The Ministry of Education (MoE) has encouraged females to explore the numerous opportunities in the Technical and Vocational Education and Training (TVET) sector.

The encouragement was given at the Second National Women in Technical and Vocational Education and Training conference in Accra on Tuesday, March 8, 2022.

It said TVET was a strong pillar of sustainable development and the era where TVET was wrongfully perceived as a male-dominated sector and for academically weak students had changed due to advocacy and better understanding.

Speaking at the day's conference, the Deputy Minister of Education in charge of TVET, Gifty Twum-Ampofo, said changing the negative perception about TVET and the role of females in the sector was a shared responsibility.

She said females had to consciously play their roles by surmounting all the challenges such as stereotyping because of society and cultural attitudes to demonstrate that it was possible for females to make it in the sector.

She said that could only be done if more women ventured into the sector.

Ms Twum-Ampofo said in recent times it had become easier to venture into the TVET sector because of increasing advocacy that was helping to change the negative perception and helping to create an enabling environment.

Conference

The day’s conference was held on the theme: “Promoting inclusive TVET, the role of women."

It was aimed at sensitising participants to the reforms and achievements in technical education, women inclusion and the successes of women in the sector to help change the negative perception hindering women from taking up technical and vocational professions.

It was organised by the Commission for Technical and Vocational Education and Training (CTVET) under the auspices of the MoE to also encourage more females to participate in TVET, particularly in male-dominated trade.

The organisation was supported by The Campaign for Female Education (CAMFED), Deutsche Gesellschaft für Internationale Zusammenarbeit (GIZ), a German development cooperation agency, and World University Service of Canada.

Ghana Beyond Aid

Ms Twum-Ampofo said TVET was also critical to delivering the Ghana Beyond Aid agenda, because the policy required the competent skills of artisans and technicians to drive various sectors of the economy.

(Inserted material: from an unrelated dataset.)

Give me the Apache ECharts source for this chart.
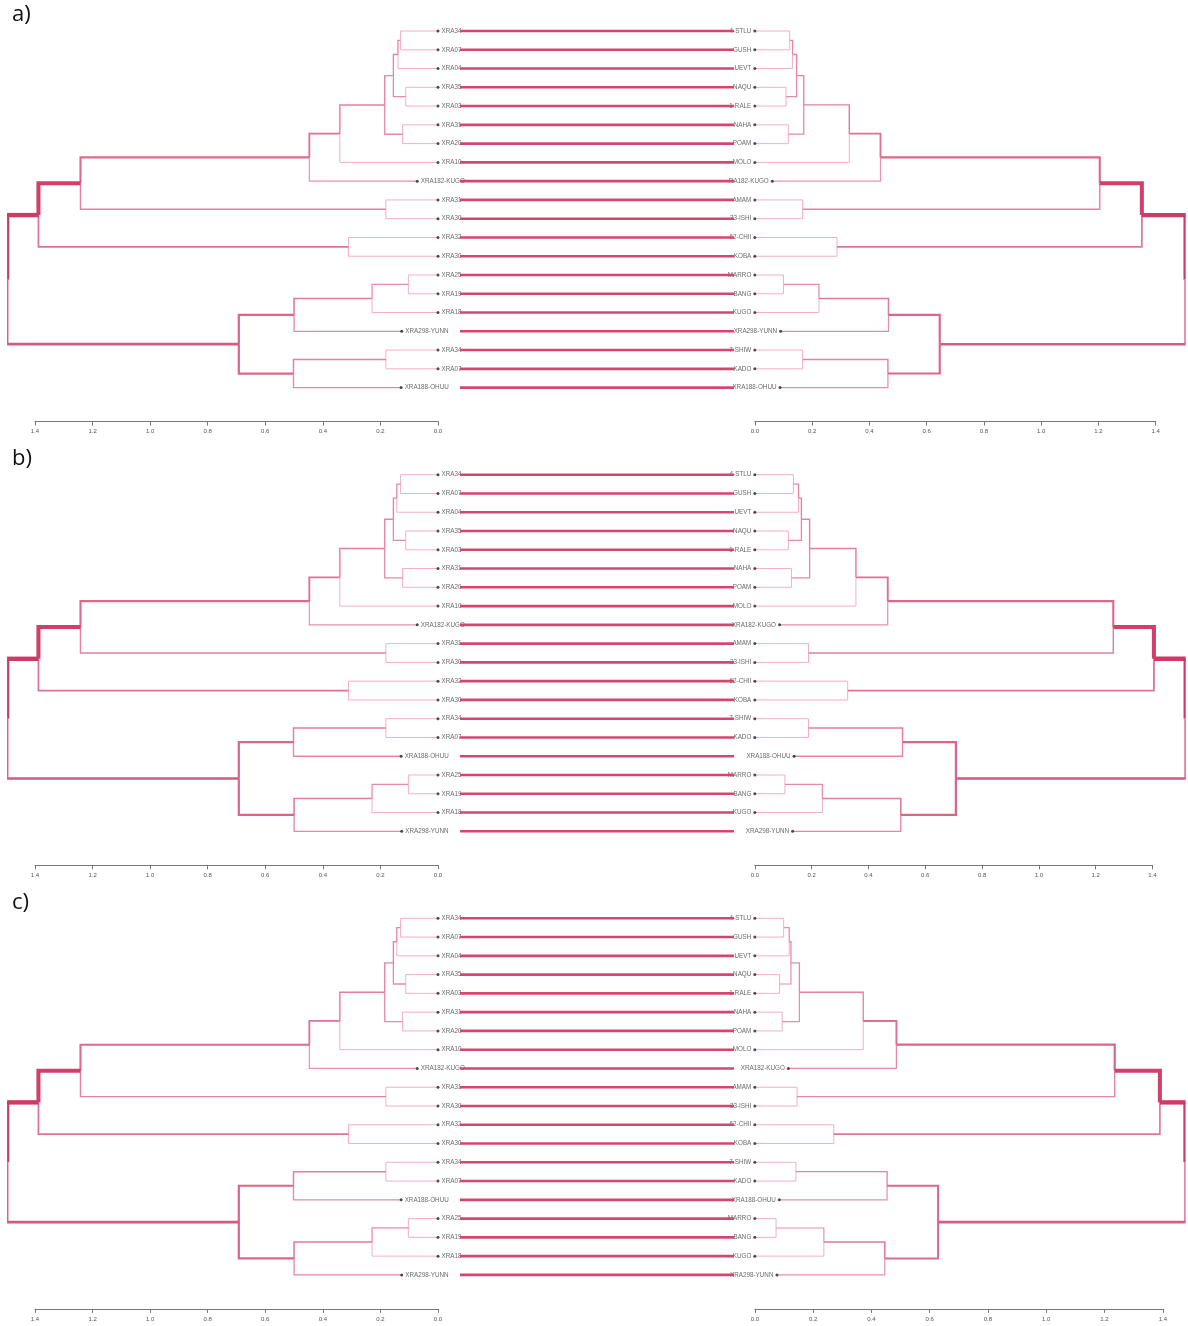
<!DOCTYPE html>
<html><head><meta charset="utf-8">
<script src="https://cdn.jsdelivr.net/npm/echarts@6/dist/echarts.min.js"></script>
<style>html,body{margin:0;padding:0;background:#fff}#c{width:1188px;height:1326px}</style>
</head><body><div id="c"></div>
<script>
// ---------- DATA ----------
const panelNames = ['a)', 'b)', 'c)'];

// Left dendrogram, panel a (top to bottom)
const leftLabelsA = ['XRA34','XRA07','XRA04','XRA35','XRA03','XRA31','XRA20','XRA10','XRA182-KUGO','XRA31','XRA30','XRA32','XRA30','XRA25','XRA19','XRA18','XRA298-YUNN','XRA34','XRA07','XRA188-OHUU'];
const leftLeafHA = [0,0,0,0,0,0,0,0,0.072,0,0,0,0,0,0,0,0.126,0,0,0.128];
// hclust-style merges: negative = leaf (1-based order), positive = earlier merge row; third = height
const leftMergesA = [[-1,-2,0.13],[1,-3,0.139],[-4,-5,0.112],[2,3,0.155],[-6,-7,0.123],[4,5,0.185],[6,-8,0.341],[7,-9,0.447],[-10,-11,0.181],[8,9,1.242],[-12,-13,0.311],[10,11,1.388],[-14,-15,0.103],[13,-16,0.229],[14,-17,0.5],[-18,-19,0.181],[16,-20,0.502],[15,17,0.692],[12,18,1.497]];

// Left dendrogram, panels b and c
const leftLabelsBC = ['XRA34','XRA07','XRA04','XRA35','XRA03','XRA31','XRA20','XRA10','XRA182-KUGO','XRA31','XRA30','XRA32','XRA30','XRA34','XRA07','XRA188-OHUU','XRA25','XRA19','XRA18','XRA298-YUNN'];
const leftLeafHBC = [0,0,0,0,0,0,0,0,0.072,0,0,0,0,0,0,0.128,0,0,0,0.126];
const leftMergesBC = [[-1,-2,0.13],[1,-3,0.143],[-4,-5,0.112],[2,3,0.155],[-6,-7,0.123],[4,5,0.185],[6,-8,0.341],[7,-9,0.447],[-10,-11,0.181],[8,9,1.242],[-12,-13,0.311],[10,11,1.388],[-14,-15,0.181],[13,-16,0.502],[-17,-18,0.103],[15,-19,0.229],[16,-20,0.5],[14,17,0.692],[12,18,1.497]];

// Right dendrogram, panel a
const rightLabelsA = ['4-STLU','GUSH','UEVT','NAQU','1-RALE','NAHA','POAM','MOLO','RA182-KUGO','AMAM','33-ISHI','62-CHII','KOBA','MARRO','BANG','KUGO','XRA298-YUNN','7-SHIW','KADO','XRA188-OHUU'];
const rightLeafHA = [0,0,0,0,0,0,0,0,0.061,0,0,0,0,0,0,0,0.09,0,0,0.088];
const rightMergesA = [[-1,-2,0.122],[1,-3,0.132],[-4,-5,0.109],[2,3,0.146],[-6,-7,0.117],[4,5,0.171],[6,-8,0.330],[7,-9,0.439],[-10,-11,0.167],[8,9,1.205],[-12,-13,0.287],[10,11,1.352],[-14,-15,0.1],[13,-16,0.224],[14,-17,0.467],[-18,-19,0.167],[16,-20,0.465],[15,17,0.646],[12,18,1.505]];

// Right dendrogram, panel b
const rightLabelsB = ['4-STLU','GUSH','UEVT','NAQU','1-RALE','NAHA','POAM','MOLO','XRA182-KUGO','AMAM','33-ISHI','62-CHII','KOBA','7-SHIW','KADO','XRA188-OHUU','MARRO','BANG','KUGO','XRA298-YUNN'];
const rightLeafHB = [0,0,0,0,0,0,0,0,0.087,0,0,0,0,0,0,0.138,0,0,0,0.133];
const rightMergesB = [[-1,-2,0.136],[1,-3,0.154],[-4,-5,0.118],[2,3,0.164],[-6,-7,0.129],[4,5,0.193],[6,-8,0.356],[7,-9,0.468],[-10,-11,0.189],[8,9,1.262],[-12,-13,0.327],[10,11,1.405],[-14,-15,0.189],[13,-16,0.52],[-17,-18,0.106],[15,-19,0.238],[16,-20,0.514],[14,17,0.708],[12,18,1.517]];

// Right dendrogram, panel c
const rightLabelsC = ['4-STLU','GUSH','UEVT','NAQU','1-RALE','NAHA','POAM','MOLO','XRA182-KUGO','AMAM','33-ISHI','62-CHII','KOBA','7-SHIW','KADO','XRA188-OHUU','MARRO','BANG','KUGO','XRA298-YUNN'];
const rightLeafHC = [0,0,0,0,0,0,0,0,0.115,0,0,0,0,0,0,0.084,0,0,0,0.076];
const rightMergesC = [[-1,-2,0.099],[1,-3,0.118],[-4,-5,0.085],[2,3,0.124],[-6,-7,0.094],[4,5,0.153],[6,-8,0.372],[7,-9,0.486],[-10,-11,0.145],[8,9,1.235],[-12,-13,0.271],[10,11,1.39],[-14,-15,0.141],[13,-16,0.454],[-17,-18,0.073],[15,-19,0.237],[16,-20,0.446],[14,17,0.629],[12,18,1.478]];

const axisMax = 1.4;
const axisStep = 0.2;

// ---------- LAYOUT ----------
const panelTop = [31, 474.7, 918.3];
const panelH = 356.6;
const axisOffset = 34;
const leftX = 35, leftW = 403;
const rightX = 754.8, rightW = [400.8, 397.7, 408];
const midX = 460, midW = 274;

const panels = [
  {left: [leftLabelsA, leftLeafHA, leftMergesA], right: [rightLabelsA, rightLeafHA, rightMergesA]},
  {left: [leftLabelsBC, leftLeafHBC, leftMergesBC], right: [rightLabelsB, rightLeafHB, rightMergesB]},
  {left: [leftLabelsBC, leftLeafHBC, leftMergesBC], right: [rightLabelsC, rightLeafHC, rightMergesC]}
];

function buildSegs(leafH, merges) {
  const nodes = [];
  const get = r => r < 0 ? {h: leafH[-r - 1], y: -r - 1} : nodes[r - 1];
  merges.forEach(m => {
    const a = get(m[0]), b = get(m[1]);
    nodes.push({h: m[2], y: (a.y + b.y) / 2, kids: [a, b]});
  });
  const rootNode = nodes[nodes.length - 1];
  const segs = [];
  nodes.forEach(p => p.kids.forEach(c => segs.push({pts: [[p.h, p.y], [p.h, c.y], [c.h, c.y]], h: c.h, root: p === rootNode})));
  const hmax = Math.max(...segs.map(s => s.h));
  segs.forEach(s => s.t = s.h / hmax);
  return segs;
}

const lightC = [243, 175, 197], darkC = [206, 58, 102];
function edgeColor(t) {
  const k = Math.pow(t, 0.45);
  const c = lightC.map((v, i) => Math.round(v + (darkC[i] - v) * k));
  return 'rgb(' + c.join(',') + ')';
}

const grids = [], xAxes = [], yAxes = [], series = [], titles = [];
const axisCommon = {
  type: 'value', min: 0, max: axisMax, interval: axisStep, position: 'bottom', offset: axisOffset,
  axisLine: {show: true, onZero: false, lineStyle: {color: '#777', width: 1}},
  axisTick: {show: true, length: 4, lineStyle: {color: '#777'}},
  axisLabel: {fontSize: 6, color: '#555', margin: 7, fontFamily: 'Liberation Sans', formatter: v => v.toFixed(1)},
  splitLine: {show: false}
};

function treeSeries(gi, segs, dir) {
  return {
    type: 'custom', xAxisIndex: gi, yAxisIndex: gi, clip: false, z: 3,
    data: segs.map((s, i) => [s.pts[0][0], s.pts[0][1], s.pts[2][0], s.pts[2][1], i]),
    renderItem: (params, api) => {
      const s = segs[params.dataIndex];
      const pts = s.pts.map(p => api.coord(p));
      const w = 1 + 3.4 * s.t;
      const col = edgeColor(s.t);
      if (!s.root) {
        return {type: 'polyline', shape: {points: pts},
          style: {stroke: col, lineWidth: w, fill: null, lineJoin: 'miter', lineCap: 'butt'}};
      }
      // root edge: the vertical part sits on the plot edge, so only its inner half shows
      const vx = pts[0][0] + dir * w / 4;
      return {type: 'group', children: [
        {type: 'line', shape: {x1: vx, y1: pts[0][1], x2: vx, y2: pts[1][1]},
          style: {stroke: col, lineWidth: w / 2}},
        {type: 'line', shape: {x1: pts[1][0], y1: pts[1][1], x2: pts[2][0], y2: pts[2][1]},
          style: {stroke: col, lineWidth: w}}
      ]};
    }
  };
}

function dotSeries(gi, labels, leafH, side) {
  return {
    type: 'scatter', xAxisIndex: gi, yAxisIndex: gi, symbolSize: 3, z: 4,
    itemStyle: {color: '#222'},
    label: {show: true, position: side, distance: 2, fontSize: 6.3, color: '#444', fontFamily: 'Liberation Sans',
      formatter: p => p.name},
    data: labels.map((l, i) => ({name: l, value: [leafH[i], i]}))
  };
}

panels.forEach((pn, k) => {
  const top = panelTop[k];
  titles.push({text: panelNames[k], left: 7, top: top - 32,
    textStyle: {fontSize: 22, fontWeight: 'normal', color: '#111', fontFamily: 'Open Sans'}});
  // left
  let gi = grids.length;
  grids.push({left: leftX, top: top, width: leftW, height: panelH});
  xAxes.push(Object.assign({}, axisCommon, {gridIndex: gi, inverse: true}));
  yAxes.push({type: 'value', gridIndex: gi, min: 0, max: 19, inverse: true, show: false});
  const [lL, lH, lM] = pn.left;
  series.push(treeSeries(gi, buildSegs(lH, lM), 1));
  series.push(dotSeries(gi, lL, lH, 'right'));
  // right
  gi = grids.length;
  grids.push({left: rightX, top: top, width: rightW[k], height: panelH});
  xAxes.push(Object.assign({}, axisCommon, {gridIndex: gi, inverse: false}));
  yAxes.push({type: 'value', gridIndex: gi, min: 0, max: 19, inverse: true, show: false});
  const [rL, rH, rM] = pn.right;
  series.push(treeSeries(gi, buildSegs(rH, rM), -1));
  series.push(dotSeries(gi, rL, rH, 'left'));
  // middle connecting lines
  gi = grids.length;
  grids.push({left: midX, top: top, width: midW, height: panelH});
  xAxes.push({type: 'value', gridIndex: gi, min: 0, max: 1, show: false});
  yAxes.push({type: 'value', gridIndex: gi, min: 0, max: 19, inverse: true, show: false});
  series.push({
    type: 'custom', xAxisIndex: gi, yAxisIndex: gi, clip: false, z: 6,
    data: lL.map((l, i) => [i]),
    renderItem: (params, api) => {
      const i = api.value(0);
      const a = api.coord([0, i]), b = api.coord([1, i]);
      return {type: 'line', shape: {x1: a[0], y1: a[1], x2: b[0], y2: b[1]},
        style: {stroke: '#d4466f', lineWidth: 2.6}};
    }
  });
});

const chart = echarts.init(document.getElementById('c'), null, {renderer: 'canvas'});
chart.setOption({
  backgroundColor: '#fff',
  animation: false,
  title: titles,
  grid: grids,
  xAxis: xAxes,
  yAxis: yAxes,
  series: series
});
</script>
</body></html>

The conference, she said, was a platform to also showcase successful females in TVET businesses, as well as female TVET trainees and graduates to raise awareness of opportunities in the sector and its viability.

“Today is International Women’s Day and we congratulate all females and celebrate their efforts and successes.”

Commission

The Director-General of CTVET, Dr Fred Kyei Asamoah, said the commission was established by an ACT of Parliament, the Education Regulatory Bodies Act 2020(Act 1023) to regulate, promote and administer technical and vocational education and training for transformation and innovation for sustainable development.

He said the mandate covered the tertiary and pre-tertiary; formal and informal, and public and private sectors.